Once I got up to doing 90+ minutes on a Saturday morning, I purchased a backpack water carrier. Carrying a bottle of water was an issue with elbow problems. I rearranged my life so I could go as soon as I was ready on Saturday and stay out the length of time needed as I built up my endurance and distance.

Spending the money was a great motivator, as I had to make sure that it all paid its way. I also told my specialist that I would not let my back stop me from doing what I like or love. I remember that when times are tough. I said it, so I should keep my promise to myself.
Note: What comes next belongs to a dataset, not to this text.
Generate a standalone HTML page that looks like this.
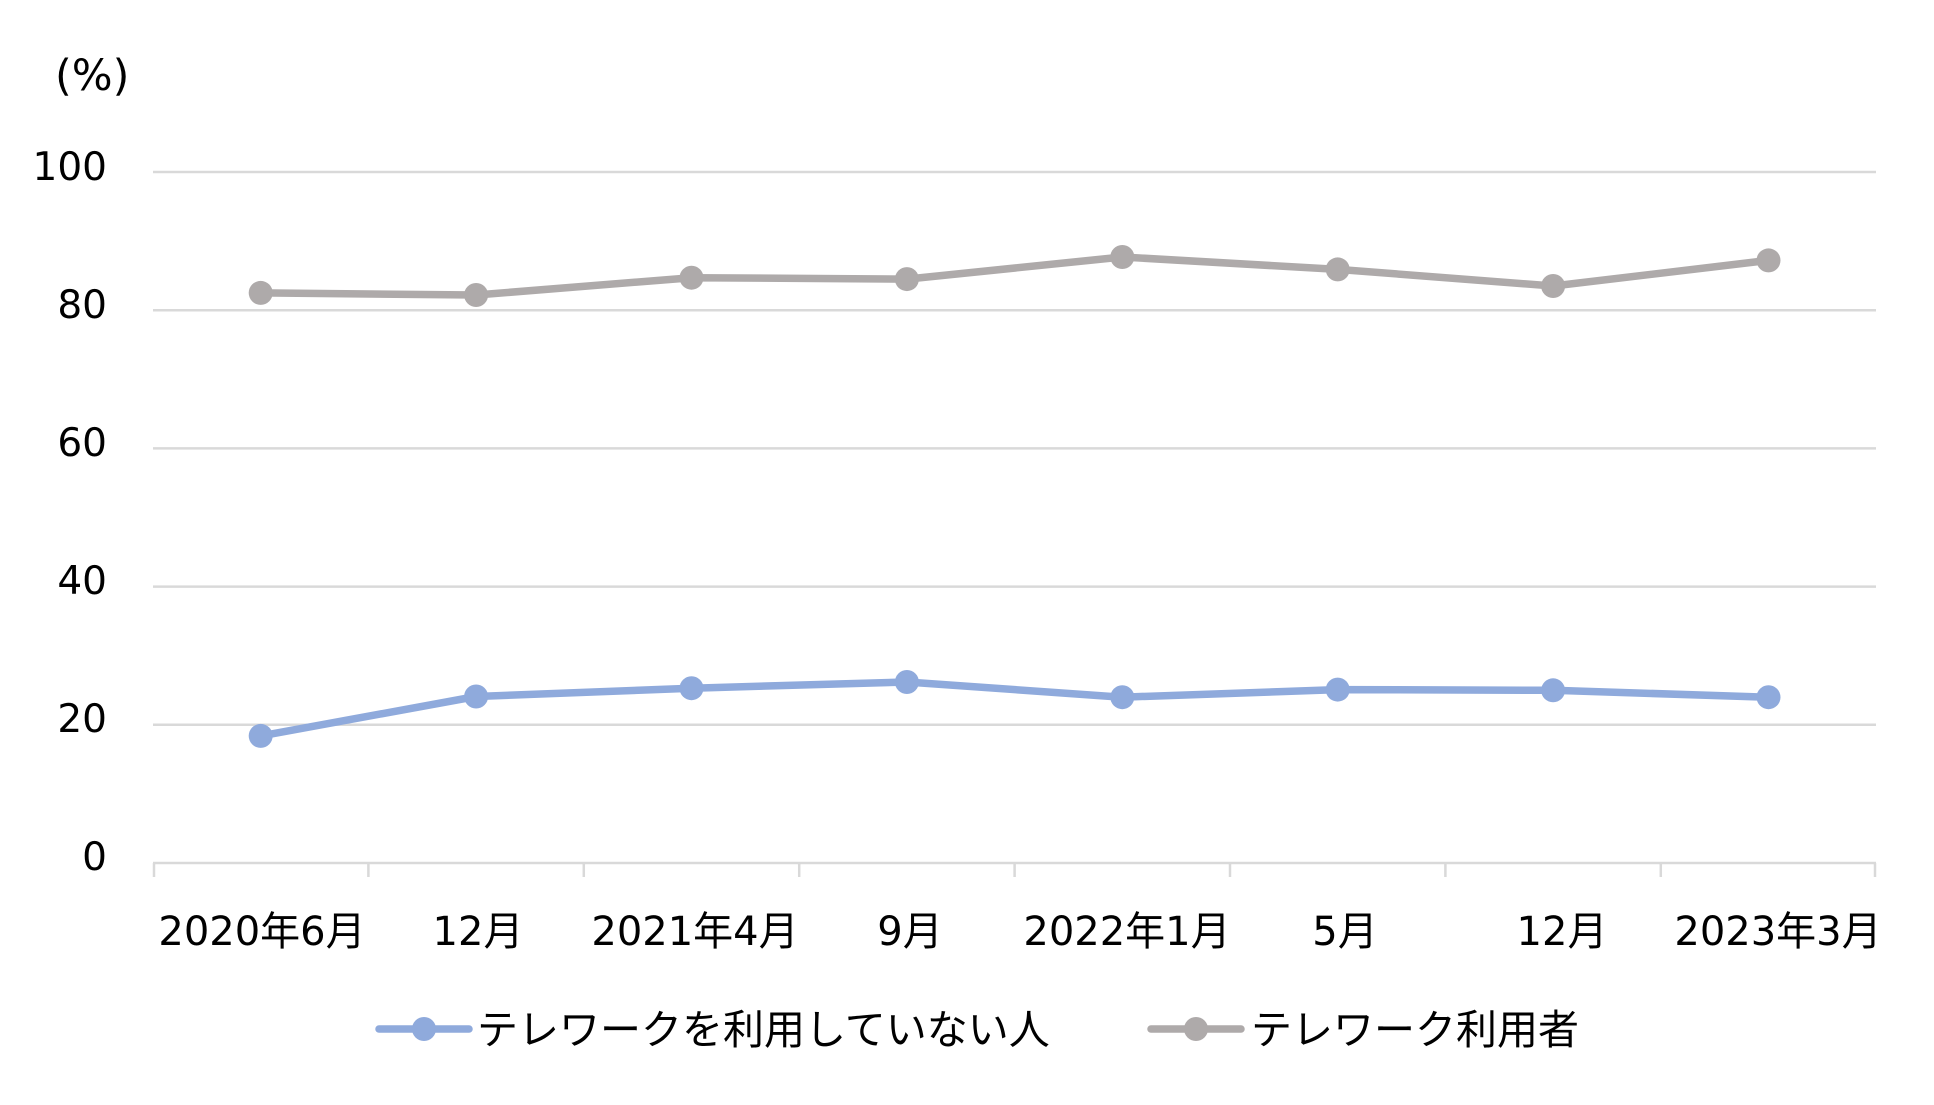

The advice I would give someone else starting out on this journey is find something that you can do easily and on a daily or three times-weekly basis. Start small, and I mean really small. I started with a 1km walk. I could have gone longer, but I may have paid for it later. I gave myself a mental high-five every time I achieved each day of exercise. Then build up the endurance or speed or weights slowly.

Set SMART goals for each day, then week, then month. If you fall back, don’t knock yourself. Just go back to the daily goal and build up the pattern again. It takes at least 36 consecutive repeats of an action to make something into a habit. I like phone apps, so I downloaded two (Fitbit and Runtastic) and used them to record my exercise, and then checked in with them on a daily basis.

New healthy habits I’ve picked up include making sure I always have two pieces of raw fruit every day. I try to include veges at two or three meals. I try to walk four or five times a week, but wet weather is not my friend, so winter has been bad. I am just getting back into it now.

I like walking. I wasn’t able to exercise much before. I hadn’t been allowed to, as a child, due to health reasons. I usually walk five kilometres. But I do need my headphones, music and a route I have planned beforehand. No music, and I struggle to complete the allocated distance.

I don’t mind doing the same route for five kilometres every time, because I have a split goal for the first kilometre and then for each kilometre after. I have a variety of Saturday routes that build up to 20km in one session.

My next goal is to add some inclines. My back does not like any incline, so it will definitely be taking that slowly. But, like I said, I won’t let it stop me from doing what I love.